MattTriano / analytics_data_where_house

An analytics engineering sandbox focusing on real estates prices in Cook County, IL
https://docs.analytics-data-where-house.dev/
GNU Affero General Public License v3.0
9 stars 0 forks source link

Remove the `report` schema and its models #122

Closed MattTriano closed 1 year ago

MattTriano commented 1 year ago

This adds some clutter to the repo and I'd rather just generate reports via superset dashboards (which can be periodically updated and emailed or sent to slack per these instructions).

MattTriano commented 1 year ago

This isn't a problem caused by the report schema, but the long names of resources in the report schema caused this issue to emerge. I included a heavily truncated subset of the error message below.

...
START sql table model report.chicago_residential_parcel_sales_per_quarter_and_cpd_beat  [RUN]
START sql table model report.chicago_residential_parcel_sales_per_quarter_and_cpd_district  [RUN]
ERROR creating sql table model report.chicago_residential_parcel_sales_per_quarter_and_cpd_district  [ERROR [0m in 7.44s]]
OK created sql table model report.chicago_residential_parcel_sales_per_quarter_and_cpd_beat  [SELECT [0m in 7.54s]]

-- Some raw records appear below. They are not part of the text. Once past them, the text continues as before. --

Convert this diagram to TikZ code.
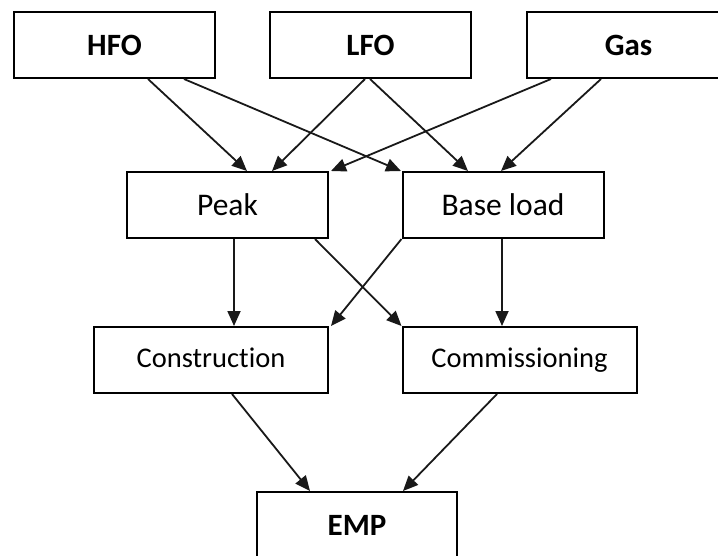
\documentclass[tikz,border=0pt]{standalone}
\usepackage{fontspec}
\setmainfont{Carlito}[Ligatures={NoCommon,NoContextual}]
\usetikzlibrary{arrows.meta}

\tikzset{
  box/.style={draw=black, line width=2pt, fill=white, rectangle,
              minimum height=66pt, inner sep=0pt, text=black},
  fuel/.style={box, font=\fontsize{31}{36}\selectfont\bfseries},
  plant/.style={box, font=\fontsize{31.5}{36}\selectfont},
  phase/.style={box, minimum width=234pt, text height=19pt, text depth=5pt,
                font=\fontsize{28.5}{34}\selectfont},
  arr/.style={draw=black!90, line width=1.8pt,
              -{Triangle[length=15pt,width=13pt]}},
}

\begin{document}
\begin{tikzpicture}[x=1pt,y=-1pt]
  \useasboundingbox (0,0) rectangle (718,555);
  \clip (0,0) rectangle (718,555);

  % fuel types
  \node[fuel, minimum width=201pt] (hfo) at (114.5,45) {HFO};
  \node[fuel, minimum width=201pt] (lfo) at (370.5,45) {LFO};
  \node[fuel, minimum width=203pt] (gas) at (628.5,45) {Gas};

  % plant operation modes
  \node[plant, minimum width=201pt] (peak) at (227.5,205) {Peak};
  \node[plant, minimum width=201pt] (base) at (503,205) {Base load};

  % project phases
  \node[phase] (constr) at (211,360) {Construction};
  \node[phase] (comm) at (519.5,360) {Commissioning};

  % environmental management plan
  \node[fuel, minimum width=200pt] (emp) at (357,525) {EMP};

  % fuels feeding the operation modes
  \draw[arr] ([xshift=33.5pt]hfo.south) -- ([xshift=19.5pt]peak.north);
  \draw[arr] ([xshift=69.5pt]hfo.south) -- ([xshift=-102pt]base.north);
  \draw[arr] ([xshift=-5.5pt]lfo.south) -- ([xshift=44.5pt]peak.north);
  \draw[arr] ([xshift=-0.5pt]lfo.south) -- ([xshift=-35pt]base.north);
  \draw[arr] ([xshift=-77.5pt]gas.south) -- ([xshift=2pt]peak.north east);
  \draw[arr] ([xshift=-27.5pt]gas.south) -- ([xshift=-2pt]base.north);

  % operation modes to project phases
  \draw[arr] ([xshift=6.5pt]peak.south) -- ([xshift=23pt]constr.north);
  \draw[arr] ([xshift=87.5pt]peak.south) -- (comm.north west);
  \draw[arr] (base.south west) -- ([xshift=2pt]constr.north east);
  \draw[arr] ([xshift=-1pt]base.south) -- ([xshift=-17.5pt]comm.north);

  % project phases to EMP
  \draw[arr] ([xshift=21pt]constr.south) -- ([xshift=-47pt]emp.north);
  \draw[arr] ([xshift=-22.5pt]comm.south) -- ([xshift=46pt]emp.north);
\end{tikzpicture}
\end{document}
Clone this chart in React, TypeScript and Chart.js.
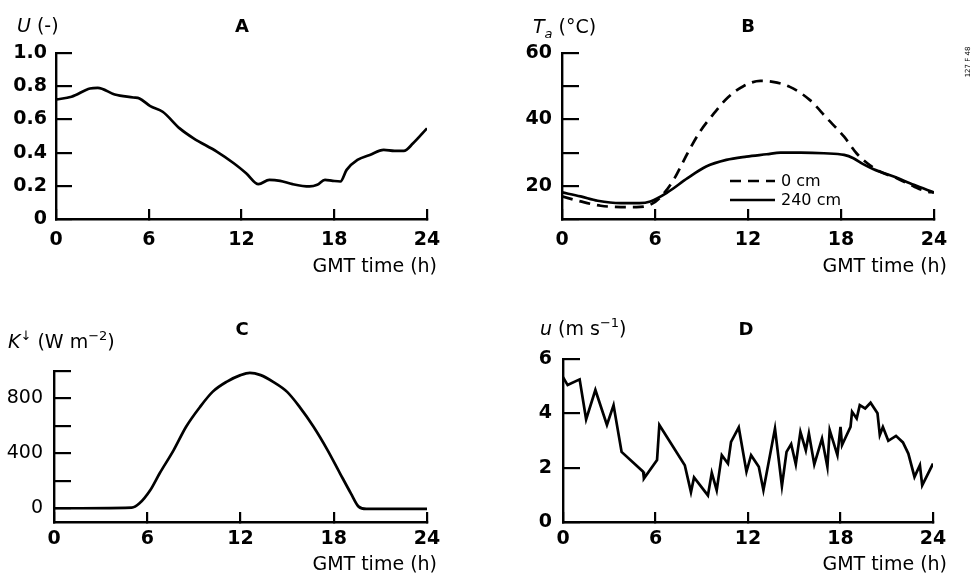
import React, { useEffect, useRef } from 'react';
import { Chart, registerables } from 'chart.js';

Chart.register(...registerables);

const FAMILY = '"DejaVu Sans", "Liberation Sans", sans-serif';
const INK = '#000000';

// shared x axis
const xTicks = [0, 6, 12, 18, 24];
const xTitle = 'GMT time (h)';

// Panel A: U (-)
const aHours = [0, 1, 2.2, 2.7, 3.8, 5.0, 5.4, 6.1, 6.9, 8.0, 8.9, 10.4, 11.5, 12.3, 13.1, 13.8, 14.5, 15.3, 16.4, 16.9, 17.4, 17.9, 18.4, 18.8, 19.5, 20.3, 21.2, 21.9, 22.5, 23.1, 24];
const aU = [0.72, 0.736, 0.786, 0.79, 0.75, 0.732, 0.726, 0.68, 0.646, 0.546, 0.486, 0.406, 0.336, 0.276, 0.21, 0.236, 0.23, 0.21, 0.196, 0.206, 0.236, 0.23, 0.226, 0.296, 0.356, 0.386, 0.416, 0.41, 0.41, 0.456, 0.546];
const aYTicks = [0, 0.2, 0.4, 0.6, 0.8, 1.0];
const aYLabels = ['0', '0.2', '0.4', '0.6', '0.8', '1.0'];

// Panel B: Ta (°C)
const bSeriesNames = ['0 cm', '240 cm'];
const bHours0 = [0, 1.2, 2.5, 3.8, 4.8, 5.7, 6.3, 7.2, 8.1, 8.9, 9.8, 10.7, 11.7, 12.8, 13.6, 14.7, 16.0, 17.1, 18.2, 19.0, 19.7, 20.5, 21.6, 22.7, 23.5, 24];
const bTemp0 = [16.8, 15.3, 14.0, 13.6, 13.6, 14.3, 16.3, 21.8, 29.8, 36.3, 41.8, 46.6, 50.0, 51.6, 51.3, 49.8, 45.8, 40.3, 34.8, 29.8, 26.8, 24.3, 22.3, 19.8, 18.3, 18.0];
const bHours240 = [0, 1.2, 2.3, 3.8, 5.0, 5.7, 6.8, 8.1, 9.3, 10.6, 11.9, 13.2, 14.1, 15.4, 16.9, 18.2, 18.8, 19.4, 20.1, 21.4, 22.7, 24];
const bTemp240 = [18.0, 16.8, 15.5, 14.8, 14.8, 15.3, 18.0, 22.3, 25.8, 27.8, 28.8, 29.5, 30.0, 30.0, 29.8, 29.3, 28.3, 26.6, 25.0, 22.8, 20.3, 18.0];
const bYTicks = [10, 20, 30, 40, 50, 60];
const bYLabels = ['', '20', '', '40', '', '60'];

// Panel C: K (W m-2)
const cHours = [0, 5.0, 5.5, 6.2, 6.8, 7.7, 8.5, 9.4, 10.2, 11.1, 12.0, 12.6, 13.3, 14.1, 15.0, 15.8, 16.7, 17.6, 18.4, 19.1, 19.6, 20.1, 24];
const cK = [0, 5, 36, 133, 255, 424, 594, 739, 848, 921, 970, 987, 970, 921, 848, 739, 594, 424, 255, 109, 12, -5, -5];
const cYTicks = [0, 200, 400, 600, 800, 1000];
const cYLabels = ['0', '', '400', '', '800', ''];

// Panel D: u (m s-1)
const dHours = [0, 0.3, 1.08, 1.5, 2.1, 2.85, 3.28, 3.8, 5.2, 5.25, 6.1, 6.25, 7.9, 8.3, 8.5, 9.4, 9.65, 9.97, 10.3, 10.7, 10.9, 11.4, 11.9, 12.2, 12.7, 13.0, 13.75, 14.2, 14.5, 14.8, 15.1, 15.4, 15.75, 15.95, 16.3, 16.8, 17.15, 17.3, 17.8, 18.0, 18.1, 18.35, 18.65, 18.75, 19.05, 19.25, 19.6, 19.95, 20.4, 20.55, 20.75, 21.1, 21.6, 22.05, 22.4, 22.8, 23.15, 23.3, 24.0];
const dWind = [5.33, 5.04, 5.25, 3.78, 4.86, 3.57, 4.3, 2.58, 1.85, 1.6, 2.28, 3.57, 2.09, 1.1, 1.64, 0.98, 1.81, 1.17, 2.46, 2.15, 2.95, 3.48, 1.85, 2.46, 2.03, 1.17, 3.44, 1.32, 2.58, 2.87, 2.12, 3.32, 2.64, 3.26, 2.12, 3.07, 2.03, 3.38, 2.46, 3.5, 2.83, 3.14, 3.5, 4.06, 3.81, 4.3, 4.18, 4.39, 4.0, 3.2, 3.5, 2.99, 3.17, 2.93, 2.52, 1.66, 2.09, 1.35, 2.15];
const dYTicks = [0, 2, 4, 6];
const dYLabels = ['0', '2', '4', '6'];

type Seg = { t: string; i?: boolean; b?: boolean; sup?: boolean; sub?: boolean };
type TextItem = { x: number; y: number; segs: Seg[]; size: number; align: 'left' | 'center' | 'right'; rot?: boolean };

function fontFor(s: Seg, size: number) {
  const sz = s.sup || s.sub ? Math.round(size * 0.66) : size;
  return `${s.i ? 'italic ' : ''}${s.b ? 'bold ' : ''}${sz}px ${FAMILY}`;
}

function drawRich(ctx: CanvasRenderingContext2D, x: number, y: number, segs: Seg[], size: number, align: string) {
  let total = 0;
  segs.forEach((s) => {
    ctx.font = fontFor(s, size);
    total += ctx.measureText(s.t).width;
  });
  let cx = align === 'right' ? x - total : align === 'center' ? x - total / 2 : x;
  ctx.textAlign = 'left';
  ctx.textBaseline = 'alphabetic';
  segs.forEach((s) => {
    ctx.font = fontFor(s, size);
    const dy = s.sup ? -size * 0.42 : s.sub ? size * 0.28 : 0;
    ctx.fillText(s.t, cx, y + dy);
    cx += ctx.measureText(s.t).width;
  });
}

interface Panel {
  box: [number, number, number, number];
  area: [number, number, number, number];
  yMin: number;
  yMax: number;
  yTicks: number[];
  yLabels: string[];
  yTickLen: number;
  yGap: number;
  yBold: boolean;
  xOffset: number;
  datasets: any[];
  texts: TextItem[];
  legend?: { x1: number; x2: number; tx: number; ys: number[]; size: number };
}

function series(label: string, xs: number[], ys: number[], extra: any = {}) {
  return {
    label,
    data: xs.map((h, k) => ({ x: h, y: ys[k] })),
    borderColor: INK,
    backgroundColor: INK,
    borderWidth: 2.7,
    pointRadius: 0,
    fill: false,
    ...extra,
  };
}

const smooth = { tension: 0.4, cubicInterpolationMode: 'monotone' };
const TICK_SIZE = 19;
const TITLE_SIZE = 19;

const panels: Panel[] = [
  {
    box: [0, 0, 488, 287],
    area: [56, 53, 427, 219],
    yMin: 0, yMax: 1.0, yTicks: aYTicks, yLabels: aYLabels, yTickLen: 16, yGap: 9, yBold: true,
    xOffset: 21,
    datasets: [series('U', aHours, aU, smooth)],
    texts: [
      { x: 17, y: 32, segs: [{ t: 'U', i: true }, { t: ' (-)' }], size: TITLE_SIZE, align: 'left' },
      { x: 242, y: 32, segs: [{ t: 'A', b: true }], size: 18, align: 'center' },
      { x: 437, y: 272, segs: [{ t: xTitle }], size: TITLE_SIZE, align: 'right' },
    ],
  },
  {
    box: [488, 0, 488, 287],
    area: [562, 53, 934, 219],
    yMin: 10, yMax: 60, yTicks: bYTicks, yLabels: bYLabels, yTickLen: 17, yGap: 10, yBold: true,
    xOffset: 21,
    datasets: [
      series(bSeriesNames[0], bHours0, bTemp0, { ...smooth, borderDash: [11, 7] }),
      series(bSeriesNames[1], bHours240, bTemp240, smooth),
    ],
    texts: [
      { x: 533, y: 33, segs: [{ t: 'T', i: true }, { t: 'a', i: true, sub: true }, { t: ' (°C)' }], size: TITLE_SIZE, align: 'left' },
      { x: 748, y: 32, segs: [{ t: 'B', b: true }], size: 18, align: 'center' },
      { x: 947, y: 272, segs: [{ t: xTitle }], size: TITLE_SIZE, align: 'right' },
      { x: 970, y: 62, segs: [{ t: '127 F 48' }], size: 7, align: 'center', rot: true },
    ],
    legend: { x1: 730, x2: 775, tx: 781, ys: [181, 200], size: 16 },
  },
  {
    box: [0, 287, 488, 288],
    area: [54, 371, 427, 522],
    yMin: -100, yMax: 1000, yTicks: cYTicks, yLabels: cYLabels, yTickLen: 17, yGap: 11, yBold: false,
    xOffset: 17,
    datasets: [series('K', cHours, cK, smooth)],
    texts: [
      { x: 8, y: 348, segs: [{ t: 'K', i: true }, { t: '↓', sup: true }, { t: ' (W m' }, { t: '−2', sup: true }, { t: ')' }], size: TITLE_SIZE, align: 'left' },
      { x: 242, y: 335, segs: [{ t: 'C', b: true }], size: 18, align: 'center' },
      { x: 437, y: 570, segs: [{ t: xTitle }], size: TITLE_SIZE, align: 'right' },
    ],
  },
  {
    box: [488, 287, 488, 288],
    area: [563, 359, 933, 522],
    yMin: 0, yMax: 6, yTicks: dYTicks, yLabels: dYLabels, yTickLen: 17, yGap: 11, yBold: true,
    xOffset: 17,
    datasets: [series('u', dHours, dWind, { tension: 0 })],
    texts: [
      { x: 540, y: 335, segs: [{ t: 'u', i: true }, { t: ' (m s' }, { t: '−1', sup: true }, { t: ')' }], size: TITLE_SIZE, align: 'left' },
      { x: 746, y: 335, segs: [{ t: 'D', b: true }], size: 18, align: 'center' },
      { x: 947, y: 570, segs: [{ t: xTitle }], size: TITLE_SIZE, align: 'right' },
    ],
  },
];

function PanelChart({ p }: { p: Panel }) {
  const ref = useRef<HTMLCanvasElement>(null);
  const [L, T, W, H] = p.box;
  useEffect(() => {
    const [al, at, ar, ab] = p.area;
    const annot = {
      id: 'annot',
      afterDraw(chart: any) {
        const ctx = chart.ctx as CanvasRenderingContext2D;
        ctx.save();
        ctx.fillStyle = INK;
        p.texts.forEach((it) => {
          if (it.rot) {
            ctx.save();
            ctx.translate(it.x - L, it.y - T);
            ctx.rotate(-Math.PI / 2);
            drawRich(ctx, 0, 0, it.segs, it.size, it.align);
            ctx.restore();
          } else {
            drawRich(ctx, it.x - L, it.y - T, it.segs, it.size, it.align);
          }
        });
        if (p.legend) {
          const lg = p.legend;
          chart.data.datasets.forEach((ds: any, k: number) => {
            const y = lg.ys[k] - T;
            ctx.beginPath();
            ctx.setLineDash(ds.borderDash || []);
            ctx.lineWidth = ds.borderWidth;
            ctx.strokeStyle = ds.borderColor;
            ctx.moveTo(lg.x1 - L, y);
            ctx.lineTo(lg.x2 - L, y);
            ctx.stroke();
            ctx.setLineDash([]);
            drawRich(ctx, lg.tx - L, y + 5, [{ t: ds.label }], lg.size, 'left');
          });
        }
        ctx.restore();
      },
    };
    const lineH = TICK_SIZE * 1.2;
    const chart = new Chart(ref.current as HTMLCanvasElement, {
      type: 'line',
      data: { datasets: p.datasets },
      options: {
        animation: false,
        responsive: false,
        maintainAspectRatio: false,
        layout: { padding: { left: 0, top: at - T, right: L + W - ar, bottom: 0 } },
        plugins: { legend: { display: false }, tooltip: { enabled: false }, title: { display: false } },
        scales: {
          x: {
            type: 'linear',
            position: 'bottom',
            min: 0,
            max: 24,
            afterBuildTicks: (s: any) => {
              s.ticks = xTicks.map((v) => ({ value: v }));
            },
            ticks: {
              autoSkip: false,
              maxRotation: 0,
              color: INK,
              padding: p.xOffset + 10 - lineH / 2,
              font: { family: FAMILY, size: TICK_SIZE, weight: 'bold' },
              callback: (v: any) => String(v),
            },
            grid: { display: true, drawOnChartArea: false, drawTicks: true, tickLength: -10, lineWidth: 2.2, color: INK },
            border: { display: true, color: INK, width: 2.4 },
            afterFit: (s: any) => {
              s.height = T + H - ab;
              s.paddingLeft = 0;
              s.paddingRight = 0;
            },
          },
          y: {
            type: 'linear',
            position: 'left',
            min: p.yMin,
            max: p.yMax,
            afterBuildTicks: (s: any) => {
              s.ticks = p.yTicks.map((v) => ({ value: v }));
            },
            ticks: {
              autoSkip: false,
              color: INK,
              padding: p.yGap + p.yTickLen,
              font: { family: FAMILY, size: TICK_SIZE, weight: p.yBold ? 'bold' : 'normal' },
              callback: (v: any) => {
                const k = p.yTicks.indexOf(Number(v));
                return k >= 0 ? p.yLabels[k] : '';
              },
            },
            grid: { display: true, drawOnChartArea: false, drawTicks: true, tickLength: -p.yTickLen, lineWidth: 2.2, color: INK },
            border: { display: true, color: INK, width: 2.4 },
            afterFit: (s: any) => {
              s.width = al - L;
              s.paddingTop = 0;
              s.paddingBottom = 0;
            },
          },
        },
      } as any,
      plugins: [annot],
    });
    return () => chart.destroy();
  }, [p]);
  return (
    <canvas
      ref={ref}
      width={W}
      height={H}
      style={{ position: 'absolute', left: L, top: T, width: W, height: H }}
    />
  );
}

export default function App() {
  return (
    <div style={{ position: 'fixed', left: 0, top: 0, width: 976, height: 575, background: '#ffffff', overflow: 'hidden' }}>
      {panels.map((p, k) => (
        <PanelChart key={k} p={p} />
      ))}
    </div>
  );
}
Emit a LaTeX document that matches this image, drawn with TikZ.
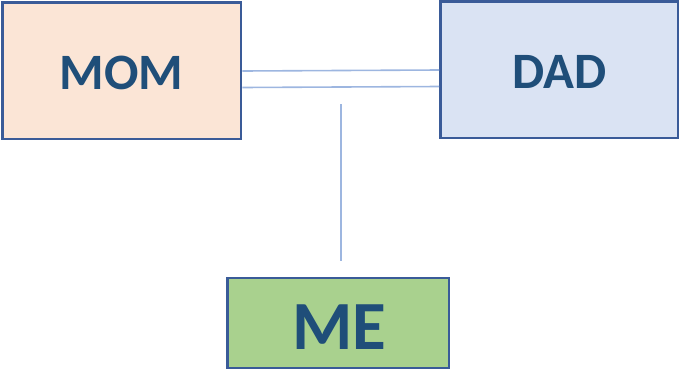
\documentclass[tikz,border=0pt]{standalone}
\usepackage{fontspec}
\setmainfont{Carlito}
\definecolor{boxline}{HTML}{3A5B98}
\definecolor{txt}{HTML}{1F4E79}
\definecolor{linkc}{HTML}{9DB6E0}
\definecolor{momfill}{HTML}{FBE5D6}
\definecolor{dadfill}{HTML}{DAE3F3}
\definecolor{mefill}{HTML}{A9D18E}
\begin{document}
\begin{tikzpicture}[x=1pt,y=-1pt,
  person/.style={draw=boxline,line width=2.8pt,inner sep=0pt},
  label text/.style={text=txt,inner sep=0pt},
  link/.style={draw=linkc,line width=1.6pt}]
\useasboundingbox (0,0) rectangle (679,370);
\node[person,fill=momfill,minimum width=238.5pt,minimum height=136.5pt] (mom) at (121.75,70.75) {};
\node[person,fill=dadfill,minimum width=237.5pt,minimum height=136.5pt] (dad) at (559.25,69.75) {};
\node[person,fill=mefill,minimum width=221.5pt,minimum height=90pt] (me) at (338.25,323) {};
\node[label text,font=\bfseries\fontsize{51}{58}\selectfont] (momt) at ([yshift=-2.5pt]mom.center) {MOM};
\node[label text,font=\bfseries\fontsize{51}{58}\selectfont] (dadt) at ([yshift=-2.5pt]dad.center) {DAD};
\node[label text,font=\bfseries\fontsize{69}{76}\selectfont] (met) at ([yshift=-4pt,xshift=1pt]me.center) {ME};
\coordinate (vt) at (341,104);
\coordinate (vb) at (341,261);
\draw[link] (mom.east |- 0,71) -- (dad.west |- 0,70);
\draw[link] (mom.east |- 0,87.5) -- (dad.west |- 0,86.5);
\draw[link] (vt) -- (vb);
\end{tikzpicture}
\end{document}
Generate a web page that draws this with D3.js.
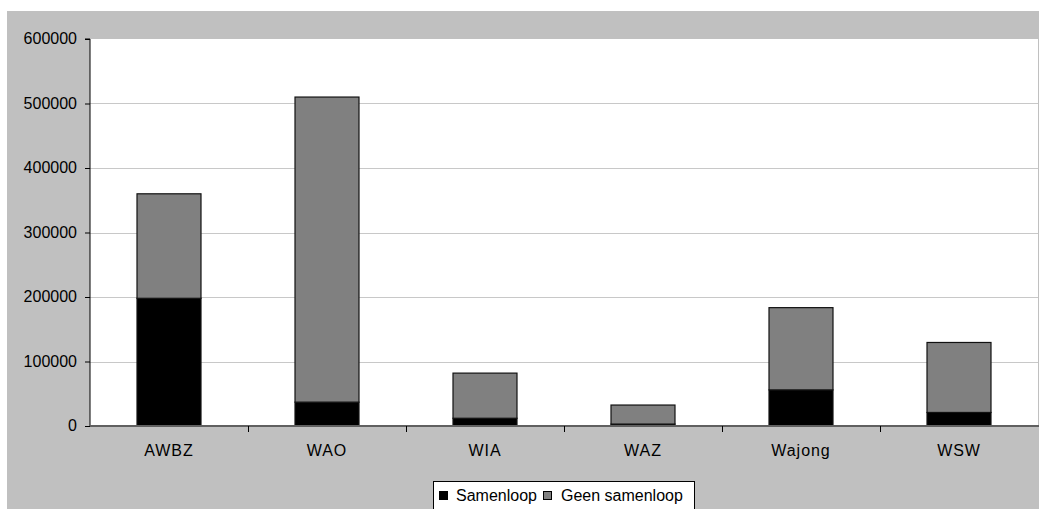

Finished running 2 view models, 21 table models in 0 hours 18 minutes and 45.97 seconds (1125.97s).
Completed with 1 error and 0 warnings:
Internal Error
Cache inconsistency detected: in rename, new key _ReferenceKey(database='re_dwh', schema='report', identifier='chicago_residential_parcel_sales_per_quarter_and_cp__dbt_backup') already in cache: [_ReferenceKeyschema='report', identifier='chicago_residential_parcel_sales_per_quarter_and_cpd_district'),
_ReferenceKey(schema='report', identifier='chicago_residential_parcel_sales_per_quarter_and_cp__dbt_backup')]

Name collisions can occur when the length of two models' names approach your database's builtin limit. Try restructuring your project such that no two models share the prefix 'chicago_residential_parcel_sales_per_quarter_and_cp'. Then, clean your warehouse of any removed models.

Done. PASS=22 WARN=0 ERROR=1 SKIP=0 TOTAL=23

Apparently postgres's default max identifier length is 63 bytes, and it seems dbt creates backup tables with the suffix __dbt_backup (and this behavior may be vestigial), which reduces the length limit for identifiers down to 51 characters, as dbt will just truncate identifiers longer than 51 characters. This is the root of my issue, as two of my models have names with the same first 51 characters, so truncating to 51 and tacking on a constant caused a naming collision. This issue was astutely anticipated by this comment.

In any case, I'll just make a note to limit table_names to 50 characters. Note to future me: if you had to look this up again, make an issue and take the time to programmatically enforce the name limit.